The subject line was ominous: "This is difficult to watch," it said. I probably shouldn't share with you what sort of video I was expecting to find upon opening the message, but I can tell you that the enclosed clip, though not what I imagined, was indeed difficult to watch, especially for a huge hip-hop fan like me.

If you like politics and have HBO, or are just into YouTube, perhaps you've seen the video of rapper Mos Def and author Christopher Hitchens, bookending Salman Rushdie and Bill Maher on Maher's talk show, engaged in a conversation about the Taliban. It is a conversation that quickly devolves into the sort of scene that usually precedes a shouting match, or even a fistfight.
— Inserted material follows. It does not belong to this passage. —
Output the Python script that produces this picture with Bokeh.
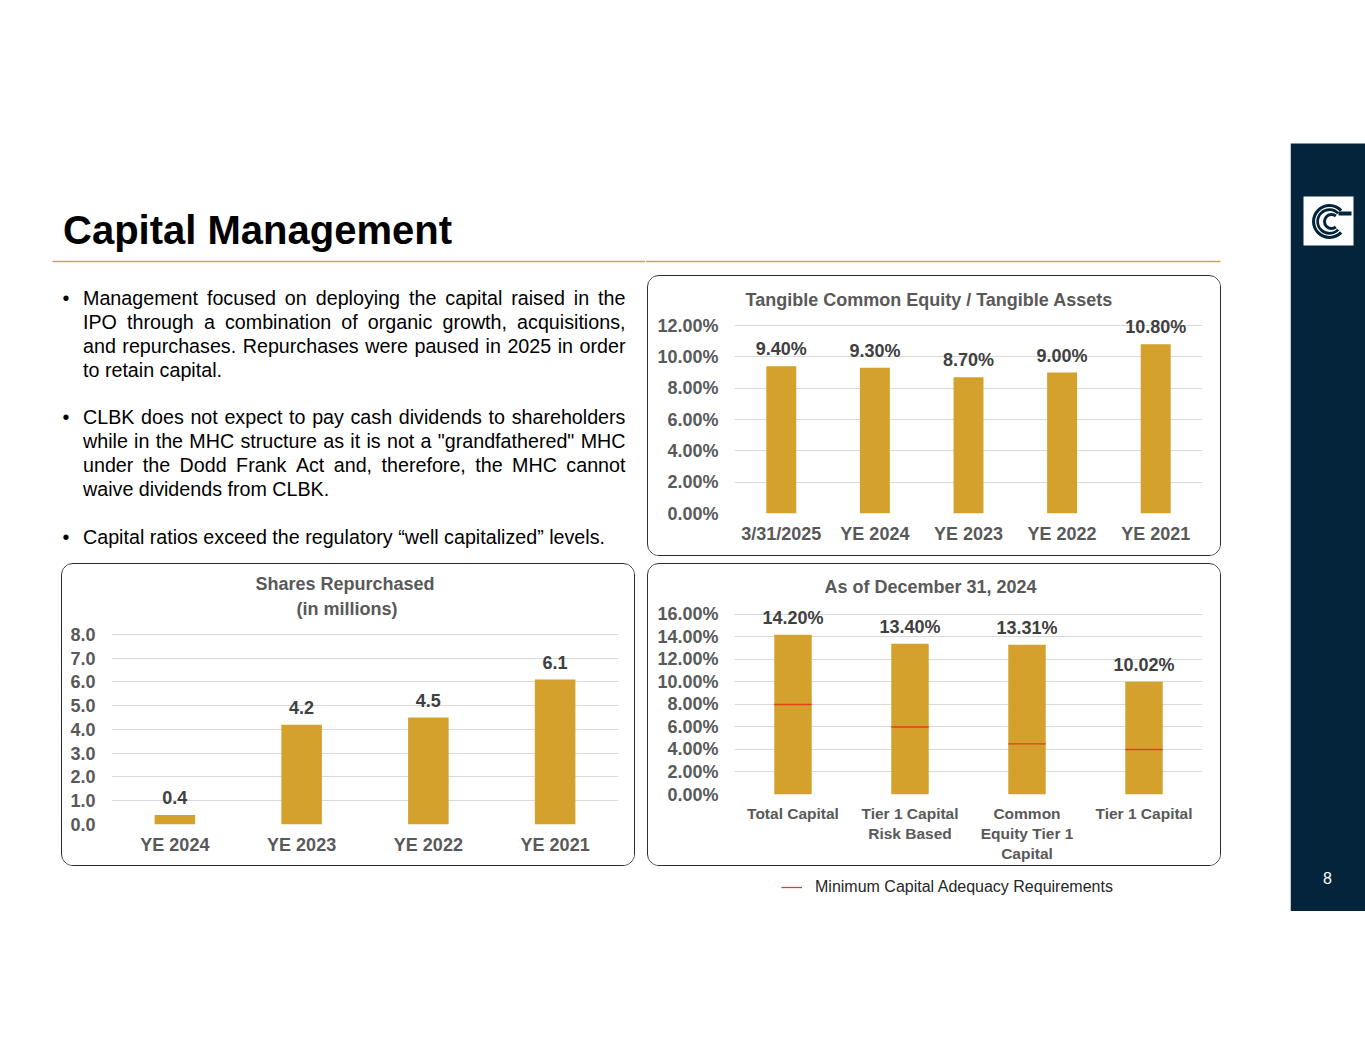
from bokeh.plotting import figure
from bokeh.models import (Range1d, FactorRange, ColumnDataSource, LabelSet, Title, FixedTicker,
                          PrintfTickFormatter, Legend, LegendItem, Spacer)
from bokeh.layouts import row, column
from bokeh.transform import dodge
from bokeh.core.properties import value
from bokeh.embed import file_html
from bokeh.resources import INLINE

FONT = "Liberation Sans"
GOLD = "#D3A12C"
NAVY = "#03243A"
AXIS_GRAY = "#595959"
LABEL_GRAY = "#404040"
GRID = "#D9D9D9"
RED = "#E2411B"
BOX_STYLE = {"border": "1.5px solid #2b2b2b", "border-radius": "12px", "overflow": "hidden"}

# ---------------- data ----------------
tce_title = "Tangible Common Equity / Tangible Assets"
tce_cats = ["3/31/2025", "YE 2024", "YE 2023", "YE 2022", "YE 2021"]
tce_vals = [9.40, 9.30, 8.70, 9.00, 10.80]
tce_ticks = [0, 2, 4, 6, 8, 10, 12]

shares_title = ["Shares Repurchased", "(in millions)"]
shares_cats = ["YE 2024", "YE 2023", "YE 2022", "YE 2021"]
shares_vals = [0.4, 4.2, 4.5, 6.1]
shares_ticks = [0, 1, 2, 3, 4, 5, 6, 7, 8]

cap_title = "As of December 31, 2024"
cap_cats = ["Total Capital", "Tier 1 Capital\nRisk Based", "Common\nEquity Tier 1\nCapital", "Tier 1 Capital"]
cap_vals = [14.20, 13.40, 13.31, 10.02]
cap_min = [8.0, 6.0, 4.5, 4.0]
cap_ticks = [0, 2, 4, 6, 8, 10, 12, 14, 16]
cap_legend = "Minimum Capital Adequacy Requirements"

slide_title = "Capital Management"
page_number = "8"

para1 = ["Management focused on deploying the capital raised in the",
         "IPO through a combination of organic growth, acquisitions,",
         "and repurchases. Repurchases were paused in 2025 in order",
         "to retain capital."]
para2 = ["CLBK does not expect to pay cash dividends to shareholders",
         "while in the MHC structure as it is not a \"grandfathered\" MHC",
         "under the Dodd Frank Act and, therefore, the MHC cannot",
         "waive dividends from CLBK."]
para3 = ["Capital ratios exceed the regulatory \u201cwell capitalized\u201d levels."]

# Arial / Liberation Sans advance widths (1/1000 em)
AW = {' ': 278, '!': 278, '"': 355, '%': 889, "'": 191, '(': 333, ')': 333, ',': 278, '-': 333,
      '.': 278, '/': 278, ':': 278, ';': 278, '\u201c': 333, '\u201d': 333,
      'A': 667, 'B': 667, 'C': 722, 'D': 722, 'E': 667, 'F': 611, 'G': 778, 'H': 722, 'I': 278,
      'J': 500, 'K': 667, 'L': 556, 'M': 833, 'N': 722, 'O': 778, 'P': 667, 'Q': 778, 'R': 722,
      'S': 667, 'T': 611, 'U': 722, 'V': 667, 'W': 944, 'X': 667, 'Y': 667, 'Z': 611,
      'a': 556, 'b': 556, 'c': 500, 'd': 556, 'e': 556, 'f': 278, 'g': 556, 'h': 556, 'i': 222,
      'j': 222, 'k': 500, 'l': 222, 'm': 833, 'n': 556, 'o': 556, 'p': 556, 'q': 556, 'r': 333,
      's': 500, 't': 278, 'u': 556, 'v': 500, 'w': 722, 'x': 500, 'y': 500, 'z': 500}


def tw(s, size):
    return sum(AW.get(c, 556) for c in s) * size / 1000.0


def blank(w, h, x0, x1, y_top, y_bot):
    p = figure(width=w, height=h, x_range=Range1d(x0, x1), y_range=Range1d(y_bot, y_top),
               output_backend="svg", toolbar_location=None, min_border=0, title=None)
    p.axis.visible = False
    p.grid.visible = False
    p.outline_line_color = None
    p.background_fill_color = "white"
    p.border_fill_color = "white"
    return p


# ---------------- left top: title, gold rule, bullets ----------------
lt = blank(645, 563, 0, 645, 0, 563)
lt.text(x=[62.5], y=[229], text=[slide_title], text_font=value(FONT), text_font_size="40px",
        text_font_style="bold", text_color="#000000", text_baseline="middle", text_align="left")
lt.segment(x0=[52], y0=[261], x1=[645], y1=[261], line_color="#D4A53C", line_width=1.5)

FS = 19.7
LEFT, RIGHT = 82.5, 625
xs, ys, ts = [], [], []
bx, by = [], []
for lines, top in ((para1, 297), (para2, 416), (para3, 536)):
    bx.append(62); by.append(top)
    for i, line in enumerate(lines):
        yc = top + 24 * i
        if i == len(lines) - 1:
            xs.append(LEFT); ys.append(yc); ts.append(line)
        else:
            words = line.split(" ")
            total = sum(tw(wd, FS) for wd in words)
            gap = (RIGHT - LEFT - total) / (len(words) - 1)
            x = LEFT
            for wd in words:
                xs.append(x); ys.append(yc); ts.append(wd)
                x += tw(wd, FS) + gap
lt.text(x=xs, y=ys, text=ts, text_font=value(FONT), text_font_size="19.7px", text_color="#000000",
        text_baseline="middle", text_align="left")
lt.text(x=bx, y=by, text=["\u2022"] * len(bx), text_font=value(FONT), text_font_size="19.7px",
        text_color="#000000", text_baseline="middle", text_align="left")

# right top: continuation of gold rule
rt = blank(645, 275, 645, 1290, 0, 275)
rt.segment(x0=[645], y0=[261], x1=[1220], y1=[261], line_color="#D4A53C", line_width=1.5)


# ---------------- charts ----------------
def chart(cats, vals, labels, w, h, fl, fr, ft, fb, yend, ticks, fmt, xfs, titles):
    p = figure(x_range=FactorRange(factors=cats), y_range=Range1d(0, yend), width=w, height=h,
               output_backend="svg", toolbar_location=None, title=None, styles=BOX_STYLE,
               min_border_left=fl, min_border_right=fr, min_border_top=ft, min_border_bottom=fb)
    p.background_fill_color = "white"
    p.border_fill_color = "white"
    p.outline_line_color = None
    p.xgrid.grid_line_color = None
    p.ygrid.grid_line_color = GRID
    p.ygrid.grid_line_width = 1
    p.yaxis.ticker = FixedTicker(ticks=ticks)
    p.yaxis.formatter = PrintfTickFormatter(format=fmt)
    for ax in (p.xaxis[0], p.yaxis[0]):
        ax.axis_line_color = None
        ax.major_tick_line_color = None
        ax.minor_tick_line_color = None
        ax.major_tick_out = 0
        ax.major_tick_in = 0
        ax.minor_tick_out = 0
        ax.major_label_text_font = FONT
        ax.major_label_text_font_style = "bold"
        ax.major_label_text_color = AXIS_GRAY
    p.yaxis.major_label_text_font_size = "18px"
    p.yaxis.major_label_standoff = 16
    p.xaxis.major_label_text_font_size = xfs
    p.xaxis.major_label_standoff = 10
    src = ColumnDataSource(dict(x=cats, top=vals, lab=labels))
    p.vbar(x="x", top="top", width=0.32, source=src, fill_color=GOLD, line_color=None)
    p.add_layout(LabelSet(x="x", y="top", text="lab", source=src, text_align="center",
                          text_baseline="alphabetic", y_offset=11, text_font=value(FONT),
                          text_font_size="18px", text_font_style="bold", text_color=LABEL_GRAY))
    for (tt, off, so) in titles:
        p.add_layout(Title(text=tt, align="left", offset=off, standoff=so, text_font=FONT,
                           text_font_size="18px", text_font_style="bold", text_color=AXIS_GRAY),
                     "above")
    return p


tce = chart(tce_cats, tce_vals, [f"{v:.2f}%" for v in tce_vals], 574, 281, 86, 20, 37, 44,
            12.77, tce_ticks, "%.2f%%", "18px", [(tce_title, 11, 8)])

shares = chart(shares_cats, shares_vals, [f"{v:.1f}" for v in shares_vals], 574, 303, 49, 18, 58, 43,
               8.505, shares_ticks, "%.1f", "18px",
               [(shares_title[1], 185, 8), (shares_title[0], 144, -3)])

cap = chart(cap_cats, cap_vals, [f"{v:.2f}%" for v in cap_vals], 574, 303, 86, 20, 36, 73,
            17.24, cap_ticks, "%.2f%%", "15.5px", [(cap_title, 90, 7)])
msrc = ColumnDataSource(dict(x=cap_cats, m=cap_min))
cap.segment(x0=dodge("x", -0.16, range=cap.x_range), x1=dodge("x", 0.16, range=cap.x_range),
            y0="m", y1="m", source=msrc, line_color=RED, line_width=1.3)

# legend strip under the capital chart (key glyph only, no visible data)
lg = blank(645, 45, 645, 1290, 866, 911)
nan = float("nan")
key = lg.segment(x0=[nan], y0=[nan], x1=[nan], y1=[nan], line_color=RED, line_width=1.3)
leg = Legend(items=[LegendItem(label=cap_legend, renderers=[key])], location=(136, 14),
             orientation="horizontal", border_line_color=None, background_fill_alpha=0,
             padding=0, margin=0, glyph_width=21, label_standoff=13,
             label_text_font=FONT, label_text_font_size="16px", label_text_color="#262626")
lg.add_layout(leg)

# ---------------- sidebar ----------------
sb = blank(75, 911, 1290, 1365, 0, 911)
sb.quad(left=[1290], right=[1365], top=[143], bottom=[911], fill_color=NAVY, line_color=None)
sb.quad(left=[1303], right=[1353], top=[196], bottom=[245], fill_color="white", line_color=None)
sb.annular_wedge(x=[1329], y=[221], inner_radius=10.5, outer_radius=17.5, start_angle=0.75,
                 end_angle=5.53, fill_color=NAVY, line_color=None)
sb.annular_wedge(x=[1329], y=[221], inner_radius=13.2, outer_radius=14.4, start_angle=0.75,
                 end_angle=5.53, fill_color="white", line_color=None)
sb.annular_wedge(x=[1331], y=[221], inner_radius=5.5, outer_radius=8.5, start_angle=0.9,
                 end_angle=5.38, fill_color=NAVY, line_color=None)
sb.quad(left=[1338], right=[1351], top=[211], bottom=[215], fill_color=NAVY, line_color=None)
sb.text(x=[1327], y=[877], text=[page_number], text_font=value(FONT), text_font_size="16px",
        text_color="white", text_align="center", text_baseline="middle")

left_col = column(lt,
                  row(Spacer(width=61, height=303), shares),
                  Spacer(width=645, height=45))
right_col = column(rt,
                   row(Spacer(width=2, height=281), tce),
                   Spacer(width=645, height=7),
                   row(Spacer(width=2, height=303), cap),
                   lg)
layout = row(left_col, right_col, sb)

open("out.html", "w").write(file_html(layout, INLINE))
In and of itself, angry, televised ranting about politics is a vulgarity too often tolerated by Americans (a problem The Root has touched on before), but what made this heated bickering particularly cringe-worthy was the imbalance of it.

Mos Def was overwhelmed by men far more learned about the topic at hand than himself, and in the carnage that ensued, viewers were exposed to one of the sadder problems plaguing parts of the African-American community today: an immovable distrust of everything.

Without a doubt, for blacks in America, maintaining a cautious disposition is a good idea. Many African Americans who have let their guard down in the past have paid for it, sometimes dearly. But caution becomes problematic when it goes from simple self-preservation technique to worldview, something affecting a person’s every interaction. Like the shellshocked soldier who sees even his comrades as enemies, a person who has come to trust nothing is a danger to everything and everyone—most of all himself.

Shun the government completely, and you’ll miss out on the occasional JFKs of the world. Distrust the entirety of the mainstream media, and you’ll never be privy to the brilliant work of Woodward and Bernstein. You believe white people are out to get you? Then how to account for John Brown?

The true danger in mistrust is that it ultimately leads to fear, which in turn can lead to any number of negative outcomes. It was mistrust and fear just as much as it was a bullet that cut down Martin Luther King Jr., and it was mistrust and fear that caused black activist Kamau Kambon to proclaim on C-SPAN that the answer to the world’s problems is the extermination of all the whites. More recently, mistrust and fear mucked up what should have been a very simple interaction between Henry Louis Gates Jr. and a Cambridge police officer.

Luckily for Mos Def, thus far, his mistrust and fear have just made him look pretty silly on television.

It began innocently enough, with Mos calmly asking, "What are al-Qaeda and the Taliban's political ambitions?" It was an odd inquiry, as decades of violent attacks and fiery rhetoric from Osama bin Laden have clarified for most people the goals of those groups. Nevertheless, it was also a question for which Hitchens, Rushdie and—to a lesser extent—Maher, had a variety of answers:

  • The return of an Islamic empire
  • An ultra-puritan agenda
  • A fascist state
  • The death of all Jews, Hindus and secularists

In the end, Maher tied it all together, pointedly telling Mos, "They're bad motherf--kers!"